= THE TASK =
Search the listing below for the string "code" and copy every line where it occurs.

= RECORD LIST =
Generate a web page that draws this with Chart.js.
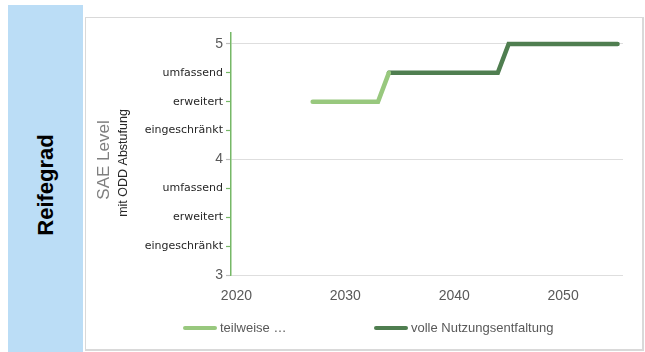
<!DOCTYPE html>
<html>
<head>
<meta charset="utf-8">
<script src="https://cdn.jsdelivr.net/npm/chart.js@4"></script>
<style>
  html, body { margin: 0; padding: 0; background: #fff; }
  #page { position: relative; width: 645px; height: 352px; overflow: hidden; font-family: "Liberation Sans", Arial, sans-serif; }
  #side { position: absolute; left: 8px; top: 5px; width: 75px; height: 347px; background: #bbddf6; }
  #side span { position: absolute; left: 50%; top: 180px; transform: translate(-50%, -50%) rotate(-90deg); font-weight: bold; font-size: 22px; color: #000; white-space: nowrap; }
  #frame { position: absolute; left: 85px; top: 17px; width: 556px; height: 331px; border: 1px solid #d9d9d9; border-right-width: 2px; border-bottom-width: 2px; }
  #wrap { position: absolute; left: 0; top: 0; width: 645px; height: 352px; }
  #legend { position: absolute; top: 320px; left: 0; width: 645px; height: 16px; font-size: 13px; color: #595959; }
  .item { position: absolute; display: flex; align-items: center; white-space: nowrap; }
  .swatch { width: 34px; height: 4px; border-radius: 2px; margin-right: 3px; }
</style>
</head>
<body>
<div id="page">
  <div id="side"><span>Reifegrad</span></div>
  <div id="frame"></div>
  <div id="wrap"><canvas id="chart"></canvas></div>
  <div id="legend"></div>
</div>
<script>
// years on the x axis
const xTicks = [2020, 2030, 2040, 2050];

// SAE level with ODD sub-steps (x.25 / x.5 / x.75)
const yTicks = [3, 3.25, 3.5, 3.75, 4, 4.25, 4.5, 4.75, 5];
const yTickLabels = ['3', 'eingeschränkt', 'erweitert', 'umfassend', '4', 'eingeschränkt', 'erweitert', 'umfassend', '5'];

const seriesNames = ['teilweise …', 'volle Nutzungsentfaltung'];
const partialYears = [2027, 2033, 2034];
const partialLevels = [4.5, 4.5, 4.75];
const fullYears = [2034, 2044, 2045, 2055];
const fullLevels = [4.75, 4.75, 5, 5];

const colors = ['#98c87e', '#4f7e50'];
const axisGreen = '#76b867';

const toPoints = (xs, ys) => xs.map((x, i) => ({ x: x, y: ys[i] }));
const isMain = (c) => !!(c && c.tick && Number.isInteger(c.tick.value));

// axis titles drawn left of the tick labels
const axisTitles = {
  id: 'axisTitles',
  afterDraw(chart) {
    const { ctx, chartArea } = chart;
    const mid = (chartArea.top + chartArea.bottom) / 2 + 6;
    ctx.save();
    ctx.textAlign = 'center';
    ctx.textBaseline = 'middle';
    ctx.translate(104, mid);
    ctx.rotate(-Math.PI / 2);
    ctx.fillStyle = '#7f7f7f';
    ctx.font = '17px "Liberation Sans", Arial, sans-serif';
    ctx.fillText('SAE Level', 0, 0);
    ctx.restore();

    ctx.save();
    ctx.textAlign = 'center';
    ctx.textBaseline = 'middle';
    ctx.translate(124, mid + 3);
    ctx.rotate(-Math.PI / 2);
    ctx.fillStyle = '#262626';
    ctx.font = '12.5px "Liberation Sans", Arial, sans-serif';
    ctx.fillText('mit ODD Abstufung', 0, 0);
    ctx.restore();
  }
};

const chart = new Chart(document.getElementById('chart'), {
  type: 'line',
  data: {
    datasets: [
      { label: seriesNames[0], data: toPoints(partialYears, partialLevels), borderColor: colors[0], backgroundColor: colors[0] },
      { label: seriesNames[1], data: toPoints(fullYears, fullLevels), borderColor: colors[1], backgroundColor: colors[1] }
    ]
  },
  options: {
    responsive: true,
    maintainAspectRatio: false,
    animation: false,
    layout: { padding: { top: 33, right: 22, left: 0, bottom: 0 } },
    elements: {
      line: { borderWidth: 4.5, borderCapStyle: 'round', borderJoinStyle: 'miter', tension: 0 },
      point: { radius: 0 }
    },
    plugins: { legend: { display: false }, tooltip: { enabled: false } },
    scales: {
      x: {
        type: 'linear',
        min: 2019.5,
        max: 2055.5,
        afterBuildTicks: (scale) => { scale.ticks = xTicks.map(v => ({ value: v })); },
        afterFit: (scale) => { scale.height = 77; },
        grid: { display: false },
        border: { display: false },
        ticks: {
          padding: 5,
          color: '#595959',
          font: { family: '"Liberation Sans", Arial, sans-serif', size: 14 },
          callback: (v) => String(v)
        }
      },
      y: {
        min: 3,
        max: 5.095,
        afterBuildTicks: (scale) => { scale.ticks = yTicks.map(v => ({ value: v })); },
        afterFit: (scale) => { scale.width = 231; },
        border: { color: axisGreen, width: 1.5 },
        grid: {
          color: (c) => isMain(c) ? '#dedede' : 'rgba(0,0,0,0)',
          tickColor: (c) => isMain(c) ? '#bdbdbd' : axisGreen,
          tickWidth: 1.2,
          tickLength: 5,
          lineWidth: 1
        },
        ticks: {
          padding: 3,
          color: (c) => isMain(c) ? '#595959' : '#262626',
          font: (c) => isMain(c)
            ? { family: '"Liberation Sans", Arial, sans-serif', size: 14 }
            : { family: '"DejaVu Sans", sans-serif', size: 11 },
          callback: (v) => yTickLabels[yTicks.indexOf(v)]
        }
      }
    }
  },
  plugins: [axisTitles]
});

// legend built from the chart's datasets
const legendEl = document.getElementById('legend');
const legendLeft = [183, 374];
chart.data.datasets.forEach((ds, i) => {
  const item = document.createElement('div');
  item.className = 'item';
  item.style.left = legendLeft[i] + 'px';
  const sw = document.createElement('div');
  sw.className = 'swatch';
  sw.style.background = ds.borderColor;
  const txt = document.createElement('span');
  txt.textContent = ds.label;
  item.appendChild(sw);
  item.appendChild(txt);
  legendEl.appendChild(item);
});
</script>
</body>
</html>
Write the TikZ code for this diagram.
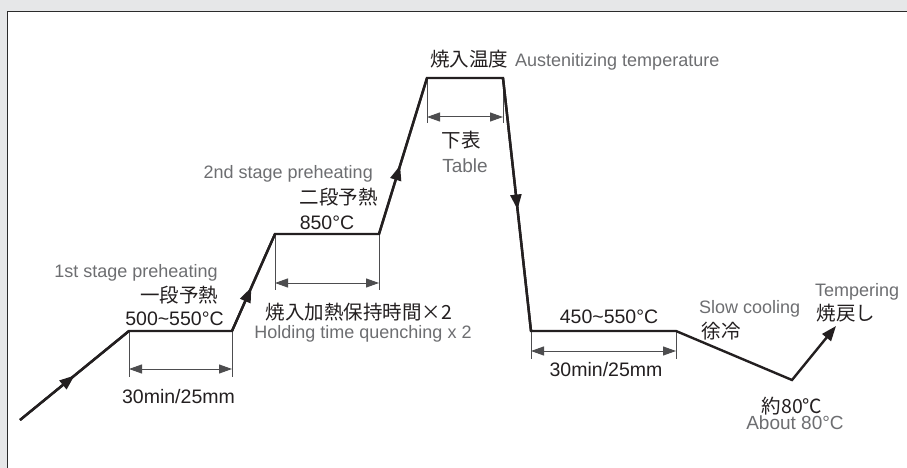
\documentclass[tikz,border=0pt]{standalone}
\usepackage{fontspec}
\setmainfont{Liberation Sans}
\newfontfamily\jp{Noto Sans CJK JP}
\usetikzlibrary{arrows.meta,decorations.markings}
\definecolor{bg}{HTML}{E6E7E8}
\definecolor{ink}{HTML}{231F20}
\definecolor{greytxt}{HTML}{6D6E71}
\definecolor{dimc}{HTML}{4D4D4F}
\definecolor{framec}{HTML}{2B2B2B}
\tikzset{
  curve/.style={line width=2.4pt, draw=ink, line join=miter},
  midarrow/.style={postaction={decorate, decoration={markings,
      mark=at position #1 with {\arrow{Triangle[length=15pt,width=11pt]}}}}},
  dim/.style={line width=1pt, draw=dimc},
  dimarrow/.style={dim, {Triangle[length=13pt,width=9pt]}-{Triangle[length=13pt,width=9pt]}},
  lbl/.style={inner sep=0, text=ink, font=\fontsize{19.5}{22}\selectfont},
  glbl/.style={inner sep=0, text=greytxt, font=\fontsize{18}{22}\selectfont},
  jlbl/.style={inner sep=0, text=ink, font=\jp\fontsize{19.5}{22}\selectfont},
}
\begin{document}
\begin{tikzpicture}[x=1pt,y=-1pt]
\useasboundingbox (0,0) rectangle (907,468);
\fill[bg] (0,0) rectangle (907,468);
\fill[white] (7.5,11.5) rectangle (908,469);
\draw[framec, line width=1.4pt] (7.5,469) -- (7.5,11.5) -- (908,11.5);

% curve corners
\coordinate (s0) at (20,420);
\coordinate (p1) at (129,331);
\coordinate (p2) at (232,331);
\coordinate (p3) at (275,234);
\coordinate (p4) at (379,234);
\coordinate (p5) at (427,78);
\coordinate (p6) at (503,78);
\coordinate (p7) at (531,331);
\coordinate (p8) at (676,331);
\coordinate (p9) at (792,380);
\coordinate (p10) at (836,326);

% dimension coordinates
\coordinate (e1a) at (129,377); \coordinate (e1b) at (232,377);
\coordinate (d1a) at (129,369); \coordinate (d1b) at (232,369);
\coordinate (e2a) at (275,290); \coordinate (e2b) at (379,290);
\coordinate (d2a) at (275,283); \coordinate (d2b) at (379,283);
\coordinate (e3a) at (427,123); \coordinate (e3b) at (503,123);
\coordinate (d3a) at (427,117); \coordinate (d3b) at (503,117);
\coordinate (e4a) at (531,359); \coordinate (e4b) at (676,359);
\coordinate (d4a) at (531,351); \coordinate (d4b) at (676,351);

% dimensions
\draw[dim] (p1) -- (e1a); \draw[dim] (p2) -- (e1b);
\draw[dimarrow] (d1a) -- (d1b);
\draw[dim] (p3) -- (e2a); \draw[dim] (p4) -- (e2b);
\draw[dimarrow] (d2a) -- (d2b);
\draw[dim] (p5) -- (e3a); \draw[dim] (p6) -- (e3b);
\draw[dimarrow] (d3a) -- (d3b);
\draw[dim] (p7) -- (e4a); \draw[dim] (p8) -- (e4b);
\draw[dimarrow] (d4a) -- (d4b);

% main curve
\draw[curve, -{Triangle[length=15pt,width=11pt]}] (s0) -- (p1) -- (p2) -- (p3) -- (p4) -- (p5) -- (p6) -- (p7) -- (p8) -- (p9) -- (p10);
\draw[curve, midarrow=0.5] (s0) -- (p1);
\draw[curve, midarrow=0.45] (p2) -- (p3);
\draw[curve, midarrow=0.44] (p4) -- (p5);
\draw[curve, midarrow=0.52] (p6) -- (p7);

% labels
\node[glbl, anchor=base] (t1) at (136,277) {1st stage preheating};
\node[jlbl, anchor=base] (t2) at (179,302.4) {一段予熱};
\node[lbl, anchor=base] (t3) at (174.5,325) {500\textasciitilde550°C};
\node[lbl, anchor=base] (t4) at (178.5,403) {30min/25mm};

\node[glbl, anchor=base east] (t5) at (373,178) {2nd stage preheating};
\node[jlbl, anchor=base] (t6) at (338.5,204) {二段予熱};
\node[lbl, anchor=base] (t7) at (327,229) {850°C};
\node[jlbl, anchor=base] (t8) at (359,319) {焼入加熱保持時間×2};
\node[glbl, anchor=base] (t9) at (363,338) {Holding time quenching x 2};

\node[jlbl, anchor=base] (t10) at (469,67) {焼入温度};
\node[glbl, anchor=base west] (t11) at (515,66.7) {Austenitizing temperature};
\node[jlbl, anchor=base] (t12) at (461,147.4) {下表};
\node[glbl, anchor=base, font=\fontsize{19}{22}\selectfont] (t13) at (465,172.5) {Table};

\node[lbl, anchor=base] (t14) at (609,323) {450\textasciitilde550°C};
\node[lbl, anchor=base] (t15) at (606,376) {30min/25mm};
\node[glbl, anchor=base west] (t16) at (699,313) {Slow cooling};
\node[jlbl, anchor=base] (t17) at (721,338.4) {徐冷};
\node[glbl, anchor=base west] (t18) at (815,296) {Tempering};
\node[jlbl, anchor=base] (t19) at (846,320) {焼戻し};
\node[jlbl, anchor=base] (t20) at (792,413) {約80℃};
\node[glbl, anchor=base, font=\fontsize{19}{22}\selectfont] (t21) at (795,429.3) {About 80°C};
\end{tikzpicture}
\end{document}
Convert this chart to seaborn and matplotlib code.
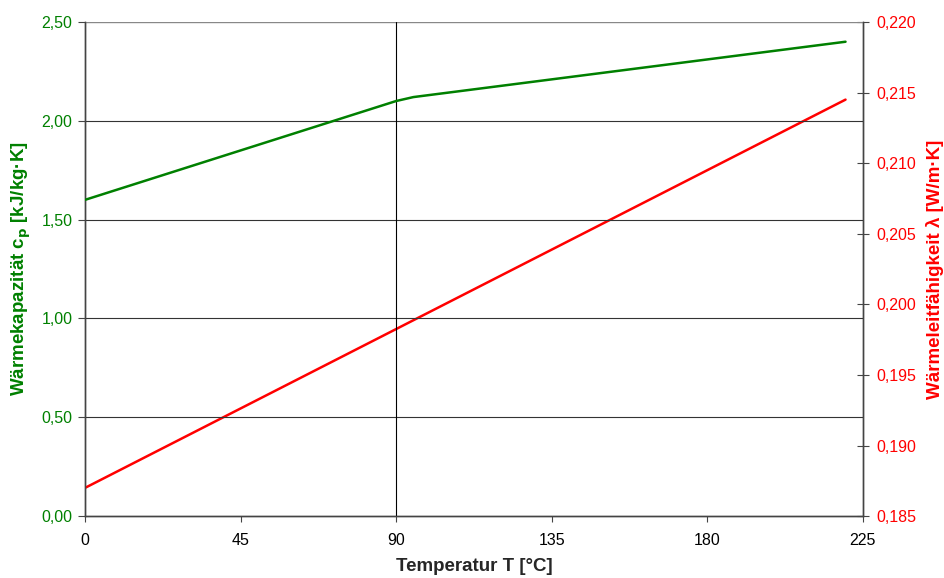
import numpy as np
import matplotlib
matplotlib.use('Agg')
import matplotlib.pyplot as plt
from matplotlib.ticker import FuncFormatter
import pandas as pd
import seaborn as sns

# values
temp_cp = [0, 90, 95, 220]
cp = [1.60, 2.10, 2.12, 2.40]          # kJ/kg K
temp_lam = [0, 90, 220]
lam = [0.187, 0.19825, 0.2145]         # W/m K

x_ticks = [0, 45, 90, 135, 180, 225]
cp_ticks = [0.0, 0.5, 1.0, 1.5, 2.0, 2.5]
lam_ticks = [0.185, 0.190, 0.195, 0.200, 0.205, 0.210, 0.215, 0.220]

green = '#008000'
red = '#ff0000'

sns.set_style('white')
plt.rcParams['font.family'] = ['Liberation Sans', 'DejaVu Sans']

df_cp = pd.DataFrame({'T': temp_cp, 'cp': cp})
df_lam = pd.DataFrame({'T': temp_lam, 'lam': lam})

fig = plt.figure(figsize=(9.44, 5.78), dpi=100)
ax = fig.add_axes([0.090, 0.107, 0.824, 0.855])
ax2 = ax.twinx()

sns.lineplot(data=df_cp, x='T', y='cp', ax=ax, color=green, linewidth=1.8, zorder=3)
sns.lineplot(data=df_lam, x='T', y='lam', ax=ax2, color=red, linewidth=1.8, zorder=3)

ax.set_xlim(0, 225)
ax.set_ylim(0, 2.5)
ax2.set_ylim(0.185, 0.220)
ax.set_xticks(x_ticks)
ax.set_yticks(cp_ticks)
ax2.set_yticks(lam_ticks)

ax.yaxis.set_major_formatter(FuncFormatter(lambda v, p: f'{v:.2f}'.replace('.', ',')))
ax2.yaxis.set_major_formatter(FuncFormatter(lambda v, p: f'{v:.3f}'.replace('.', ',')))

# grid: horizontal lines at left ticks, one vertical line at 90
for v in cp_ticks[1:-1]:
    ax.axhline(v, color='#333333', linewidth=0.8, zorder=1)
ax.axhline(2.5, color='#888888', linewidth=1.0, zorder=1)
ax.axvline(90, color='black', linewidth=0.8, zorder=1)

for a in (ax, ax2):
    for s in a.spines.values():
        s.set_color('#444444')
        s.set_linewidth(1.0)
    a.spines['top'].set_visible(False)

ax.tick_params(axis='x', direction='out', length=4, width=0.8, color='#444444',
               labelsize=11.5, labelcolor='black', pad=8, bottom=True)
ax.tick_params(axis='y', direction='out', length=5, width=0.8, color='#444444',
               labelsize=11.5, labelcolor=green, pad=4, left=True)
ax2.tick_params(axis='y', direction='inout', length=8, width=0.8, color='#444444',
                labelsize=11.5, labelcolor=red, pad=6, right=True)

ax.set_xlabel('Temperatur T [°C]', fontsize=13.5, fontweight='bold', labelpad=7)
ax.set_ylabel(r'Wärmekapazität c$_\mathbf{p}$ [kJ/kg·K]', fontsize=13.5,
              fontweight='bold', color=green, labelpad=6)
ax2.set_ylabel('Wärmeleitfähigkeit λ [W/m·K]', fontsize=13.5, fontweight='bold',
               color=red, rotation=90, labelpad=7)

ax.set_zorder(ax2.get_zorder() + 1)
ax.patch.set_visible(False)

fig.savefig('out.png', dpi=100)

= CORRECT RESULT =
Write the TikZ code for this diagram.
Convert this chart to seaborn and matplotlib code.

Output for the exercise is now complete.